- Directed by: Brian Kavanagh
- Written by: Brian Kavanagh
- Produced by: Brian Kavanagh Lyn Barker
- Starring: Louis Jourdan Angela Punch McGregor Warwick Comber Diane Craig Bruce Spence Kerry Walker
- Music by: Bruce Smeaton
- Distributed by: Filmco
- Release dates: June 1982 (Sydney Film Festival); September 1983;
- Running time: 86 mins
- Country: Australia
- Language: English
- Budget: AU$1 million
- Box office: AU$3,731 (Australia)

= Double Deal (1983 film) =

Double Deal is a 1983 Australian film about a bored wife of a rich man who has an affair and becomes a thief.
==Plot==

Peter and Christine Sterling have an uneventful marriage. When a stranger comes into their lives, Christine is intrigued, and the two begin an affair. Things escalate and the two philanderers soon plot to rob Peter of a precious gemstone.
==Cast==

- Angela Punch McGregor as Christine Sterling
- Louis Jourdan as Peter Sterling
- Diane Craig as Miss Stevens
- Bruce Spence as Doug Mitchell
- Kerry Walker as Sibyl Anderson
- Peter Cummins as Detective Mills

==Production==
Brian Kavanagh originally wrote the script shortly after he made the film A City's Child in 1971. Its original title was Shazam and Kavanagh says the script was "originally planned as a companion piece" for A City's Child which dealt "with the restrictions placed on women at that time" while Shazam would "show problems facing contemporary women and how confronting social demands affected them. Later that took a more commercial structure although the elements remained the same."

In 1980 Kanavagh and producer Lynn Barker were in Cannes with a film Kavanagh produced, Maybe This Time, and they pitched a package of three films to FilmCo: Double Deal, an adaptation of Mystery of a Hansom Cab and a third script. FilmCo did not respond to the three films but liked Double Deal and arranged to raise finance.

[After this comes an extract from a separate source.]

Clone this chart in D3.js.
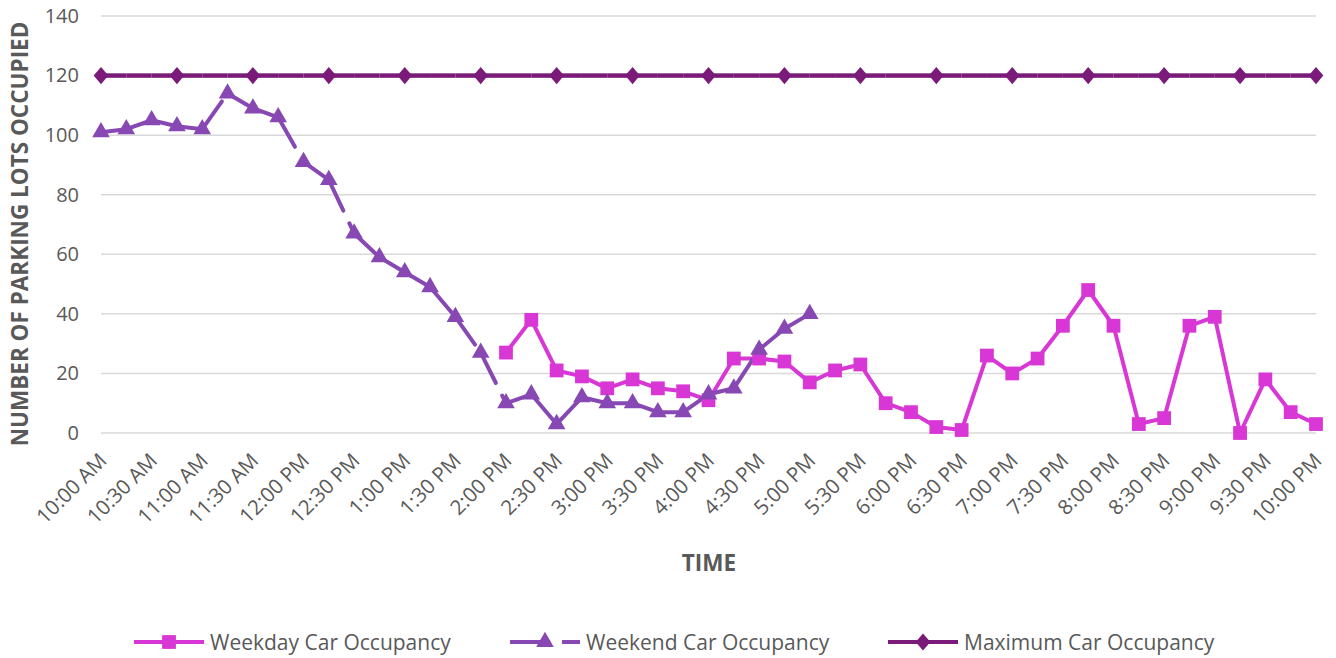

Kavanagh said they wanted a "suave, world weary, sophisticate" to play the male lead. He was offered William Shatner before Kavanagh agreed to cast Louis Jourdan who the director said "perfectly fitted my concept of the character, and proved to be so. A real professional and a charming man." The star's fee was $60,000.

Angela Punch McGregor later said she was "amazed" to be offered the role of a model but accepted the part because she had not worked for a while.
I feared that if I didn't do it I would go down the plug hole. The role was a mistake; the film was a mistake. But I didn't know that at the time. Brian Kavanagh turned out to be one of the most sensitive directors to actors that I have ever come across, but I don't think he should write his own scripts.
Filming began early January 1981 in Melbourne and took place over six weeks, with studio work in Port Melbourne. Country locations at Diggers Rest and Clarkefield, while the mansion was located in Toorak and belonged to Lindsay Fox.

The film was made without direct government investment and Kavanagh said the majority of the budget came from Pact Productions and for distribution via FilmCo but that there were some funds raised by 10BA tax concessions.

Kavanagh said that in November 1980, shortly before filming was to begin, Actors Equity started objecting to Jourdan's casting, and the situation was only resolved at Christmas Eve due to the intervention of Bobby Limb, Chair of Equity, who Kavanagh said "saved the day, by ordering they could not stop an actor of Louis' calibre performing, and so the heat was off, but just in time." Equity insisted that Angela Punch McGregor have top billing for the Australian cinema release.

Jourdan had visited Australia the year before filming to tour in a play.

==Reception==
Kavanagh said "Roadshow were the distributors but were never really behind the film, and it got the obligatory two weeks at the then Bryson Cinema. I know it had screenings in Europe and elsewhere, presumably via Goldwyn, also VHS and DVD releases."

In a 1988 review of Final Cut, Jim Schembri of The Age called Double Deal the worst Australian film ever made.